In Hughes’ art practice she works with painting, photography, drawing, animation, installation and collaborative projects. In her recent work she examines the tensions between photography and painting as records of the past. She is an image hunter, compiling image archives as a way to ground herself in a cultural understanding, to slowly seep into the nuances and layers of social histories, to dig into a social psyche.
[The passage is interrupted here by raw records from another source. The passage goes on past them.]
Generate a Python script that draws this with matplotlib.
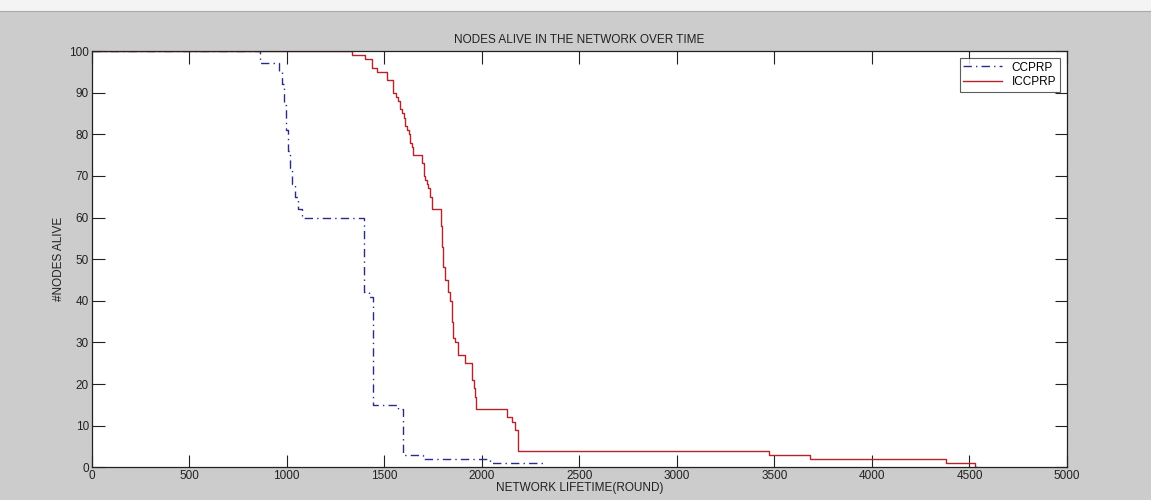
import matplotlib.pyplot as plt
from matplotlib.patches import Rectangle

# data (step breakpoints)
ccprp_round = [0, 865, 940, 960, 975, 985, 995, 1005, 1015, 1025, 1040, 1060, 1080,
               1398, 1420, 1440, 1572, 1598, 1700, 2040, 2320]
ccprp_alive = [100, 97, 97, 95, 92, 87, 81, 76, 72, 68, 65, 62, 60,
               42, 41, 15, 14, 3, 2, 1, 1]

iccprp_round = [0, 1333, 1401, 1436, 1461, 1513, 1547, 1558, 1570, 1581, 1590, 1600, 1607,
                1615, 1625, 1632, 1640, 1649, 1692, 1701, 1710, 1718, 1726, 1735, 1744,
                1777, 1790, 1795, 1803, 1812, 1829, 1837, 1846, 1854, 1863, 1880, 1914,
                1940, 1949, 1960, 1966, 1971, 2111, 2128, 2154, 2171, 2183, 3470, 3680,
                4380, 4530, 4540]
iccprp_alive = [100, 99, 98, 96, 95, 93, 90, 89, 88, 86, 85, 84, 82,
                81, 80, 78, 77, 75, 73, 70, 69, 68, 67, 65, 62,
                62, 58, 53, 48, 45, 42, 40, 35, 31, 30, 27, 25,
                25, 21, 19, 17, 14, 14, 12, 11, 9, 4, 3, 2,
                1, 0, 0]

xticks = list(range(0, 5001, 500))
yticks = list(range(0, 101, 10))

plt.rcParams['font.family'] = ['Liberation Sans', 'DejaVu Sans']

fig = plt.figure(figsize=(11.51, 5), dpi=100)
fig.patch.set_facecolor('#cccccc')
# light toolbar strip at the very top
fig.patches.append(Rectangle((0, 0.978), 1, 0.022, transform=fig.transFigure,
                             facecolor='#f4f4f4', edgecolor='none'))
fig.lines.append(plt.Line2D([0, 1], [0.978, 0.978], transform=fig.transFigure,
                            color='#a8a8a8', linewidth=0.8))

ax = fig.add_axes([0.0797, 0.0654, 0.8473, 0.8326])
ax.set_facecolor('white')

ax.plot(ccprp_round, ccprp_alive, drawstyle='steps-post', color='#2a2a8c',
        linestyle=(0, (6, 3, 1, 3)), linewidth=1.0, label='CCPRP')
ax.plot(iccprp_round, iccprp_alive, drawstyle='steps-post', color='#b8232b',
        linestyle='-', linewidth=1.0, label='ICCPRP')

ax.set_xlim(0, 5000)
ax.set_ylim(0, 100)
ax.set_xticks(xticks)
ax.set_yticks(yticks)
ax.tick_params(direction='in', length=9, width=0.8, labelsize=8.5,
               top=True, right=True, colors='#222222', pad=2)
for s in ax.spines.values():
    s.set_linewidth(0.9)
    s.set_color('#222222')

ax.set_title('NODES ALIVE IN THE NETWORK OVER TIME', fontsize=8.5, pad=6, color='#222222')
ax.set_xlabel('NETWORK LIFETIME(ROUND)', fontsize=8.5, labelpad=0, color='#222222')
ax.set_ylabel('#NODES ALIVE', fontsize=8.5, labelpad=3, color='#222222')

leg = ax.legend(loc='upper right', fontsize=8.5, frameon=True, fancybox=False,
                edgecolor='#333333', borderpad=0.3, labelspacing=0.2,
                handlelength=3.3, borderaxespad=0.6)
leg.get_frame().set_linewidth(0.8)

fig.savefig('out.png', dpi=100, facecolor=fig.get_facecolor())
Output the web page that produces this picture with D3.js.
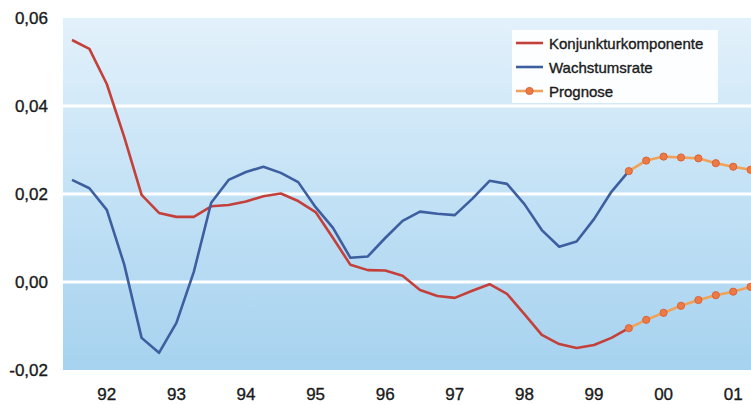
<!DOCTYPE html>
<html>
<head>
<meta charset="utf-8">
<script src="https://cdn.jsdelivr.net/npm/d3@7"></script>
<style>
  html, body { margin: 0; padding: 0; background: #ffffff; }
  svg { display: block; }
  text { font-family: "Liberation Sans", Arial, sans-serif; fill: #1a1a1a; stroke: #1a1a1a; stroke-width: 0.35; }
</style>
</head>
<body>
<svg id="chart" width="751" height="405"></svg>
<script>
// ---- data (quarterly, starting 1992 Q1) ----
const startYear = 1992;
const konjunktur = [
  0.0550, 0.0530, 0.0450, 0.0330,
  0.0198, 0.0157, 0.0148, 0.0148,
  0.0172, 0.0175, 0.0183, 0.0195,
  0.0201, 0.0184, 0.0159, 0.0100,
  0.0039, 0.0027, 0.0026, 0.0014,
  -0.0018, -0.0032, -0.0036, -0.0020,
  -0.0005, -0.0027, -0.0073, -0.0120,
  -0.0141, -0.0150, -0.0143, -0.0127,
  -0.0105
];
const wachstum = [
  0.0232, 0.0213, 0.0164, 0.0040,
  -0.0127, -0.0161, -0.0093, 0.0023,
  0.0180, 0.0232, 0.0250, 0.0262,
  0.0248, 0.0227, 0.0170, 0.0123,
  0.0055, 0.0058, 0.0100, 0.0139,
  0.0160, 0.0155, 0.0152, 0.0189,
  0.0230, 0.0223, 0.0177, 0.0118,
  0.0080, 0.0092, 0.0143, 0.0205,
  0.0252
];
const prognoseStartIndex = 32; // 2000 Q1
const prognoseWachstum = [0.0252, 0.0276, 0.0285, 0.0283, 0.0281, 0.0270, 0.0262, 0.0255];
const prognoseKonjunktur = [-0.0105, -0.0086, -0.0070, -0.0054, -0.0041, -0.0030, -0.0022, -0.0011];
const yearLabels = ["92", "93", "94", "95", "96", "97", "98", "99", "00", "01"];
const yTicks = [0.06, 0.04, 0.02, 0.00, -0.02];
const gridValues = [0.04, 0.02, 0.00];
const legendItems = [
  { name: "Konjunkturkomponente", color: "#c4403a", marker: false },
  { name: "Wachstumsrate", color: "#3d5f9f", marker: false },
  { name: "Prognose", color: "#f0a25a", marker: true }
];

// ---- layout ----
const svg = d3.select("#chart");
const x = d3.scaleLinear().domain([1992, 2001.75]).range([72, 750.6]);
const y = d3.scaleLinear().domain([-0.02, 0.06]).range([370, 18]);
const qx = i => x(startYear + i / 4);

// background gradient
const defs = svg.append("defs");
const grad = defs.append("linearGradient").attr("id", "bg").attr("x1", 0).attr("y1", 0).attr("x2", 0).attr("y2", 1);
grad.append("stop").attr("offset", "0%").attr("stop-color", "#e3f1fb");
grad.append("stop").attr("offset", "45%").attr("stop-color", "#c6e3f6");
grad.append("stop").attr("offset", "100%").attr("stop-color", "#a6d2ef");

const bgX0 = x(1991.87);
svg.append("rect")
  .attr("x", bgX0).attr("y", y(0.06))
  .attr("width", 751 - bgX0).attr("height", y(-0.02) - y(0.06))
  .attr("fill", "url(#bg)");

// grid lines
svg.append("g").selectAll("line").data(gridValues).join("line")
  .attr("x1", bgX0).attr("x2", 751)
  .attr("y1", d => y(d)).attr("y2", d => y(d))
  .attr("stroke", "#ffffff").attr("stroke-width", 3);

// y axis labels
const fmt = d => d3.format(".2f")(d).replace(".", ",").replace("−", "-");
svg.append("g").selectAll("text").data(yTicks).join("text")
  .attr("x", 48).attr("y", d => y(d))
  .attr("text-anchor", "end").attr("dominant-baseline", "central")
  .attr("font-size", 17)
  .text(fmt);

// x axis labels (mid-year)
svg.append("g").selectAll("text").data(yearLabels).join("text")
  .attr("x", (d, i) => x(startYear + i + 0.5))
  .attr("y", 400)
  .attr("text-anchor", "middle")
  .attr("font-size", 17)
  .text(d => d);

// lines
const line = d3.line().x(d => d[0]).y(d => y(d[1]));
const konjPts = konjunktur.map((v, i) => [qx(i), v]);
const wachPts = wachstum.map((v, i) => [qx(i), v]);
const progW = prognoseWachstum.map((v, i) => [qx(prognoseStartIndex + i), v]);
const progK = prognoseKonjunktur.map((v, i) => [qx(prognoseStartIndex + i), v]);

svg.append("path").datum(konjPts).attr("d", line)
  .attr("fill", "none").attr("stroke", legendItems[0].color).attr("stroke-width", 2.6)
  .attr("stroke-linejoin", "round");
svg.append("path").datum(wachPts).attr("d", line)
  .attr("fill", "none").attr("stroke", legendItems[1].color).attr("stroke-width", 2.6)
  .attr("stroke-linejoin", "round");

[progW, progK].forEach(pts => {
  svg.append("path").datum(pts).attr("d", line)
    .attr("fill", "none").attr("stroke", legendItems[2].color).attr("stroke-width", 2.6);
  svg.append("g").selectAll("circle").data(pts).join("circle")
    .attr("cx", d => d[0]).attr("cy", d => y(d[1])).attr("r", 3.6)
    .attr("fill", "#ec7a45").attr("stroke", "#d9643a").attr("stroke-width", 1);
});

// legend
const lg = svg.append("g");
lg.append("rect").attr("x", 512).attr("y", 30).attr("width", 206).attr("height", 73)
  .attr("fill", "#ffffff").attr("fill-opacity", 0.92);
legendItems.forEach((it, i) => {
  const cy = 43 + i * 24;
  lg.append("line").attr("x1", 516).attr("x2", 543).attr("y1", cy).attr("y2", cy)
    .attr("stroke", it.color).attr("stroke-width", 2.6);
  if (it.marker) {
    lg.append("circle").attr("cx", 529.5).attr("cy", cy).attr("r", 3.6)
      .attr("fill", "#ec7a45").attr("stroke", "#d9643a").attr("stroke-width", 1);
  }
  lg.append("text").attr("x", 549).attr("y", cy).attr("dominant-baseline", "central")
    .attr("font-size", 15).text(it.name);
});
</script>
</body>
</html>
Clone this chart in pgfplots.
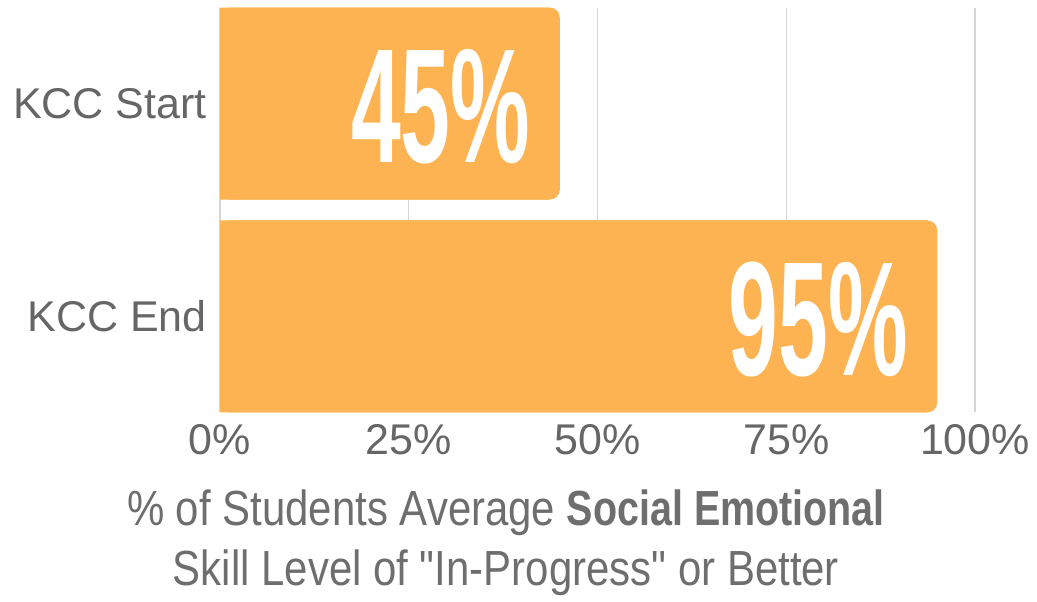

Recent solo exhibitions include The True Believer at Laikku, Tampere in Finland (2020), Someone Else’s Stories a collaboration with Taru Kallio at Galleria Huuto, in Helsinki (2020) and Place, Histories and Other Matters at Toradh Galleries, in Kells and Ashbourne, Co. Meath, Ireland (2020), Architecture of Emotions at Custom House Studios & Gallery in Westport, Ireland (2018) and Gods & Demons of the Forest at the Embassy of Ireland, Berlin (2015). She has been awarded several residencies in Germany, Finland, Iceland, Sweden and Ireland, most recently at Heinrich Böll Cottage on Achill Island (2019). Her works have been exhibited in internationally in museums, galleries, and artist-run spaces including; Figure Out curated by French duo virgule3 at Idiotopie, Nancy, France (2018);Threshold, Kunsthalle am Hamburgplatz, Berlin, Neither Here Nor There, Galway Arts Centre, Ireland(2014) & Grimmuseum, Berlin(2013); Vulpicides Sorbus Galleria, Helsinki(2013) and Made in Berlin, the State Gallery of Kallingrad, Russia(2009).
Her works are in public collections including Finnish State Art Deposit Collection, Arts Council of Ostrobothnia, Finland, National visual arts library, Dublin and private collections in Ireland, Germany, France, Sweden, Denmark and Finland.